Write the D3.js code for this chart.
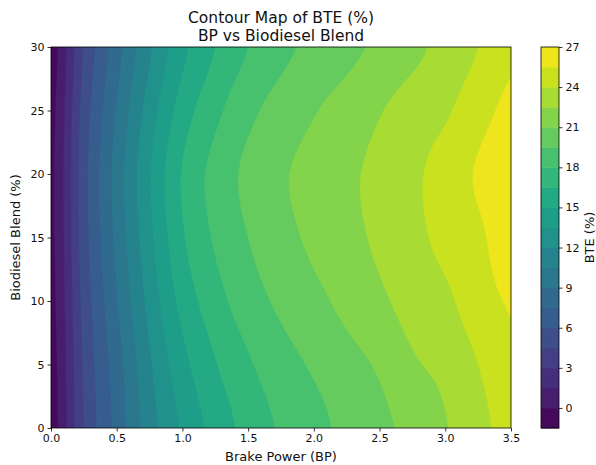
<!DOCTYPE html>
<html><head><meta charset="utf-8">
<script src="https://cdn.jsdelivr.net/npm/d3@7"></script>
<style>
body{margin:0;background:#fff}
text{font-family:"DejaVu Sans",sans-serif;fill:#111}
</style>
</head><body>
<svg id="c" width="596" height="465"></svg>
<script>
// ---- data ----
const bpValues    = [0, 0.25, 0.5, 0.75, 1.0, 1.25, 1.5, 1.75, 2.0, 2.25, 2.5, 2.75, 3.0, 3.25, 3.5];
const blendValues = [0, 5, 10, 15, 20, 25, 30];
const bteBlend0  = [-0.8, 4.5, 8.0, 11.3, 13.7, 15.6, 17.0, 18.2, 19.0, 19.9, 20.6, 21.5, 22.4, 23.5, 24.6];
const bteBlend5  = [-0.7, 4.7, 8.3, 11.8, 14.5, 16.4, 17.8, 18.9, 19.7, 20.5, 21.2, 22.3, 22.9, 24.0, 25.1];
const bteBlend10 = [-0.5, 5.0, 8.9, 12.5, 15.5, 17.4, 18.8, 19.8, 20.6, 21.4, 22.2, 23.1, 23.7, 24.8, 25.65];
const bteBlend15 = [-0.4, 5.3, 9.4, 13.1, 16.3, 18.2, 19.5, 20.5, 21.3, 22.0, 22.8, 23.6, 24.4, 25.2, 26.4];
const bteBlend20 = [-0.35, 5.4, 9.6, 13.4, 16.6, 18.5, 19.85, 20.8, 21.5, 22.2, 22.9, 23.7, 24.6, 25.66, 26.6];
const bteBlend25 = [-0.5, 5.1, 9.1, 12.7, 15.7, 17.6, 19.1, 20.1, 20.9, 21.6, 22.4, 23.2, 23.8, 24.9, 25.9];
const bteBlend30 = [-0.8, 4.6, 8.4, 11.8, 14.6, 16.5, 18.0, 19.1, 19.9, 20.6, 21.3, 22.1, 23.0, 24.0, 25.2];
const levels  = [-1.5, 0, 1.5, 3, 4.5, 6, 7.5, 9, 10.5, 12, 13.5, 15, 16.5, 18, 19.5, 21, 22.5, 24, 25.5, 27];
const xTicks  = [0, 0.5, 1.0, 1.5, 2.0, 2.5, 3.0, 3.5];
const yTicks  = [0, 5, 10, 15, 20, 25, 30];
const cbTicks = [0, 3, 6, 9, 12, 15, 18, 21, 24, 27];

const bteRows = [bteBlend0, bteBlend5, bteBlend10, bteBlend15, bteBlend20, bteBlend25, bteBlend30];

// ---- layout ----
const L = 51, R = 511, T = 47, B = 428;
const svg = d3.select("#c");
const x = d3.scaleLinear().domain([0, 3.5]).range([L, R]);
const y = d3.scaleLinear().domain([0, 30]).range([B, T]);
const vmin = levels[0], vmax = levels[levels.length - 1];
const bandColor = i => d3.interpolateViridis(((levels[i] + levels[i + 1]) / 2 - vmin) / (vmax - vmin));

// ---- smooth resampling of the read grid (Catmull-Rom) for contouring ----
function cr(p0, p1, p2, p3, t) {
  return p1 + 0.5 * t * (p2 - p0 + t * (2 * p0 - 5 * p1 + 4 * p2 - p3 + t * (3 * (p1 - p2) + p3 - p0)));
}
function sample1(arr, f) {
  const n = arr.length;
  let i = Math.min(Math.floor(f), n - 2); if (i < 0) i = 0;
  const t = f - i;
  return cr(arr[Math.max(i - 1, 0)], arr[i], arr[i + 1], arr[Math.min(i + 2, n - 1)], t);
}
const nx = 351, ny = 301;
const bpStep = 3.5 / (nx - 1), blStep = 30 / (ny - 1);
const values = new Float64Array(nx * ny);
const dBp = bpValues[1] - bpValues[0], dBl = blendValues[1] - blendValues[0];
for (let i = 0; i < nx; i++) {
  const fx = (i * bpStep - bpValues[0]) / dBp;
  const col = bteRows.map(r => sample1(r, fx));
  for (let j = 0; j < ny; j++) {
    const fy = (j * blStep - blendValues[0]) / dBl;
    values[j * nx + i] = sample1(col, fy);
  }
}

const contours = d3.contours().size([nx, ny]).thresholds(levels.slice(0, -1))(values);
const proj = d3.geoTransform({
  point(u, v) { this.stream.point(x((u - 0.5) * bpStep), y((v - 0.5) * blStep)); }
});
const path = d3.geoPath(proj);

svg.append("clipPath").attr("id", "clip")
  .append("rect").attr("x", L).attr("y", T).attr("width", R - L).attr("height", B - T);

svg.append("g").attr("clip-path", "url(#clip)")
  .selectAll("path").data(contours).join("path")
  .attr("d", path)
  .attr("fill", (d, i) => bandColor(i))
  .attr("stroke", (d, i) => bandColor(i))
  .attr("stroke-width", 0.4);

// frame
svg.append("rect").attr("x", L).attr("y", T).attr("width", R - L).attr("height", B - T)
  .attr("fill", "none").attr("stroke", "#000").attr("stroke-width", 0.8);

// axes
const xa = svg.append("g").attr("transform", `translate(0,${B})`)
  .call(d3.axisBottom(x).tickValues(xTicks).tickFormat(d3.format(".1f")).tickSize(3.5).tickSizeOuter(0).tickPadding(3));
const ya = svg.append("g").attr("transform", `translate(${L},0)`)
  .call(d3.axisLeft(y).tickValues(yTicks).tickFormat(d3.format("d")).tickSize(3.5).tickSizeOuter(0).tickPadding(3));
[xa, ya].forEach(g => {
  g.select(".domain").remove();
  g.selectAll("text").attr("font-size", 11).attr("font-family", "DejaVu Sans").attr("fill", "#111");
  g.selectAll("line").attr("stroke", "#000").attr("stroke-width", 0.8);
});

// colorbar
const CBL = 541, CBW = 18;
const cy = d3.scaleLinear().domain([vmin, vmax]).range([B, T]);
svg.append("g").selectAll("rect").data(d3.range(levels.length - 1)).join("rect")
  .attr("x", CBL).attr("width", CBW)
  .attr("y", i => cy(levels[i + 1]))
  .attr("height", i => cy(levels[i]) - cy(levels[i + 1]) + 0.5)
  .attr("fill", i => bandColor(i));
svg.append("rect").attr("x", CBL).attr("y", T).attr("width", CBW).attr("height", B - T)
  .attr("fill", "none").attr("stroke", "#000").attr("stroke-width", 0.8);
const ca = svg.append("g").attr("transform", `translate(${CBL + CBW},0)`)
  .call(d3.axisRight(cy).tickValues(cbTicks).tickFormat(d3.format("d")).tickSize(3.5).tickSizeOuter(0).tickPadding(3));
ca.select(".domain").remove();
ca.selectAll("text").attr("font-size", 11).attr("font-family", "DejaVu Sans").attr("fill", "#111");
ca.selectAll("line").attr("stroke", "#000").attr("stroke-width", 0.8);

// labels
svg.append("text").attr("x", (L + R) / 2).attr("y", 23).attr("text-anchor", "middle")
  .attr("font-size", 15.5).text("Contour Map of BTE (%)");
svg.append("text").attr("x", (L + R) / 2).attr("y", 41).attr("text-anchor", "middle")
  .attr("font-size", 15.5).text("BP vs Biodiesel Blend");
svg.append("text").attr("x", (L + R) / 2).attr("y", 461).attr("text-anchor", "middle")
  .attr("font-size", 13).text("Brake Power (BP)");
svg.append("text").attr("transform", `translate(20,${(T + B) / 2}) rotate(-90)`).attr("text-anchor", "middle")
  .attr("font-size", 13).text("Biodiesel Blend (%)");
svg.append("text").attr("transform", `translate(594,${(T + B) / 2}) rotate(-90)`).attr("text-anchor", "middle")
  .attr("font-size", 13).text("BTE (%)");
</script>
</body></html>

### Exercise goal
Check each line of the data above for the word "this" and say how many lines have it. Give the number alone.

### Answer
2